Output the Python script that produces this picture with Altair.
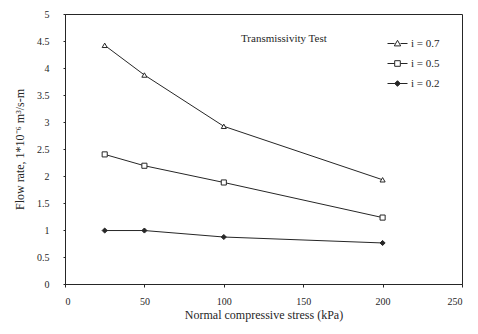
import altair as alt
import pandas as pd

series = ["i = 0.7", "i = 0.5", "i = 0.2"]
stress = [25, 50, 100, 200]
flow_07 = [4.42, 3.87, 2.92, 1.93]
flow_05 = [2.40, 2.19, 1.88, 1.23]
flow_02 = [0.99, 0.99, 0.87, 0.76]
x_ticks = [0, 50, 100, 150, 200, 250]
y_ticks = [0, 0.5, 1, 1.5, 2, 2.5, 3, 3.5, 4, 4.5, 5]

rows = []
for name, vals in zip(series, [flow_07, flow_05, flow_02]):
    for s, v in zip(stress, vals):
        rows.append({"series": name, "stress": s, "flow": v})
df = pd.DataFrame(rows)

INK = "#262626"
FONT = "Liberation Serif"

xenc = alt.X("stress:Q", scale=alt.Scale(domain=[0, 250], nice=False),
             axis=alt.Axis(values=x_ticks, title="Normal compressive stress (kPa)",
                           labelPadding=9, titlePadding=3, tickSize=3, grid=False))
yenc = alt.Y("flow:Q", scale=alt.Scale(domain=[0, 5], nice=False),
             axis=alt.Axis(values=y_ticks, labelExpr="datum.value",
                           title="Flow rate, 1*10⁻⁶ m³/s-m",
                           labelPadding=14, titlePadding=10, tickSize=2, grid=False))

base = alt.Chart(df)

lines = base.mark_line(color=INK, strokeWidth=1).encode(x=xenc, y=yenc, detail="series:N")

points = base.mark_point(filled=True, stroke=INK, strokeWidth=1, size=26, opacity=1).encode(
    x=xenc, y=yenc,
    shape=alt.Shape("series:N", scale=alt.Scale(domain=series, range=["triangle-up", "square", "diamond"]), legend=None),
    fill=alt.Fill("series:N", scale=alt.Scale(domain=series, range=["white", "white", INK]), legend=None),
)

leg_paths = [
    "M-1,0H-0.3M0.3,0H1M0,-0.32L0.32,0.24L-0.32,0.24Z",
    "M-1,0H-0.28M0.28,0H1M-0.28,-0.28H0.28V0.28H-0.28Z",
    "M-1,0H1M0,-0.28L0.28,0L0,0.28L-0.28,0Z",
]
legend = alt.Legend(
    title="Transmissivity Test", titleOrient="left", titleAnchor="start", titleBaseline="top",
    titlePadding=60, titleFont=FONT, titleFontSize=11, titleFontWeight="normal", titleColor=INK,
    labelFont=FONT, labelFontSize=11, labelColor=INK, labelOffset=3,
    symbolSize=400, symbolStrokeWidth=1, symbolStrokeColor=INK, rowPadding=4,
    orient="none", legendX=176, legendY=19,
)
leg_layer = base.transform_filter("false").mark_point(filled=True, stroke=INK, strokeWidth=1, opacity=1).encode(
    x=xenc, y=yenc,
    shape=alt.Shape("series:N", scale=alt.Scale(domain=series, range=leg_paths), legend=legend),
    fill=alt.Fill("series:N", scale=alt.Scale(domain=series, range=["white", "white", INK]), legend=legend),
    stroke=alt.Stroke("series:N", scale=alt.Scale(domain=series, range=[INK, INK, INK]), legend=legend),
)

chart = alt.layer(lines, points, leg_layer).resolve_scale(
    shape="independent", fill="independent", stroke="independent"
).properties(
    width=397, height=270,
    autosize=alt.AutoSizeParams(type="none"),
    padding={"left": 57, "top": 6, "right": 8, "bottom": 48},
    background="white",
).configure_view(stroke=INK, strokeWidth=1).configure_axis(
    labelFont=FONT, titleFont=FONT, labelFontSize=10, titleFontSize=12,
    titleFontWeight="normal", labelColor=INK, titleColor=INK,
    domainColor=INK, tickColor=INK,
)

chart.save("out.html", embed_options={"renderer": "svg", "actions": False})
- - - -
(WHAT TO PRODUCE) The pictures should not be reproduced; quote all of the other material exactly.

(ANSWER FOR THIS EXERCISE)
Output the Python script that produces this picture with Altair.
import altair as alt
import pandas as pd

series = ["i = 0.7", "i = 0.5", "i = 0.2"]
stress = [25, 50, 100, 200]
flow_07 = [4.42, 3.87, 2.92, 1.93]
flow_05 = [2.40, 2.19, 1.88, 1.23]
flow_02 = [0.99, 0.99, 0.87, 0.76]
x_ticks = [0, 50, 100, 150, 200, 250]
y_ticks = [0, 0.5, 1, 1.5, 2, 2.5, 3, 3.5, 4, 4.5, 5]

rows = []
for name, vals in zip(series, [flow_07, flow_05, flow_02]):
    for s, v in zip(stress, vals):
        rows.append({"series": name, "stress": s, "flow": v})
df = pd.DataFrame(rows)

INK = "#262626"
FONT = "Liberation Serif"

xenc = alt.X("stress:Q", scale=alt.Scale(domain=[0, 250], nice=False),
             axis=alt.Axis(values=x_ticks, title="Normal compressive stress (kPa)",
                           labelPadding=9, titlePadding=3, tickSize=3, grid=False))
yenc = alt.Y("flow:Q", scale=alt.Scale(domain=[0, 5], nice=False),
             axis=alt.Axis(values=y_ticks, labelExpr="datum.value",
                           title="Flow rate, 1*10⁻⁶ m³/s-m",
                           labelPadding=14, titlePadding=10, tickSize=2, grid=False))

base = alt.Chart(df)

lines = base.mark_line(color=INK, strokeWidth=1).encode(x=xenc, y=yenc, detail="series:N")

points = base.mark_point(filled=True, stroke=INK, strokeWidth=1, size=26, opacity=1).encode(
    x=xenc, y=yenc,
    shape=alt.Shape("series:N", scale=alt.Scale(domain=series, range=["triangle-up", "square", "diamond"]), legend=None),
    fill=alt.Fill("series:N", scale=alt.Scale(domain=series, range=["white", "white", INK]), legend=None),
)

leg_paths = [
    "M-1,0H-0.3M0.3,0H1M0,-0.32L0.32,0.24L-0.32,0.24Z",
    "M-1,0H-0.28M0.28,0H1M-0.28,-0.28H0.28V0.28H-0.28Z",
    "M-1,0H1M0,-0.28L0.28,0L0,0.28L-0.28,0Z",
]
legend = alt.Legend(
    title="Transmissivity Test", titleOrient="left", titleAnchor="start", titleBaseline="top",
    titlePadding=60, titleFont=FONT, titleFontSize=11, titleFontWeight="normal", titleColor=INK,
    labelFont=FONT, labelFontSize=11, labelColor=INK, labelOffset=3,
    symbolSize=400, symbolStrokeWidth=1, symbolStrokeColor=INK, rowPadding=4,
    orient="none", legendX=176, legendY=19,
)
leg_layer = base.transform_filter("false").mark_point(filled=True, stroke=INK, strokeWidth=1, opacity=1).encode(
    x=xenc, y=yenc,
    shape=alt.Shape("series:N", scale=alt.Scale(domain=series, range=leg_paths), legend=legend),
    fill=alt.Fill("series:N", scale=alt.Scale(domain=series, range=["white", "white", INK]), legend=legend),
    stroke=alt.Stroke("series:N", scale=alt.Scale(domain=series, range=[INK, INK, INK]), legend=legend),
)

chart = alt.layer(lines, points, leg_layer).resolve_scale(
    shape="independent", fill="independent", stroke="independent"
).properties(
    width=397, height=270,
    autosize=alt.AutoSizeParams(type="none"),
    padding={"left": 57, "top": 6, "right": 8, "bottom": 48},
    background="white",
).configure_view(stroke=INK, strokeWidth=1).configure_axis(
    labelFont=FONT, titleFont=FONT, labelFontSize=10, titleFontSize=12,
    titleFontWeight="normal", labelColor=INK, titleColor=INK,
    domainColor=INK, tickColor=INK,
)

chart.save("out.html", embed_options={"renderer": "svg", "actions": False})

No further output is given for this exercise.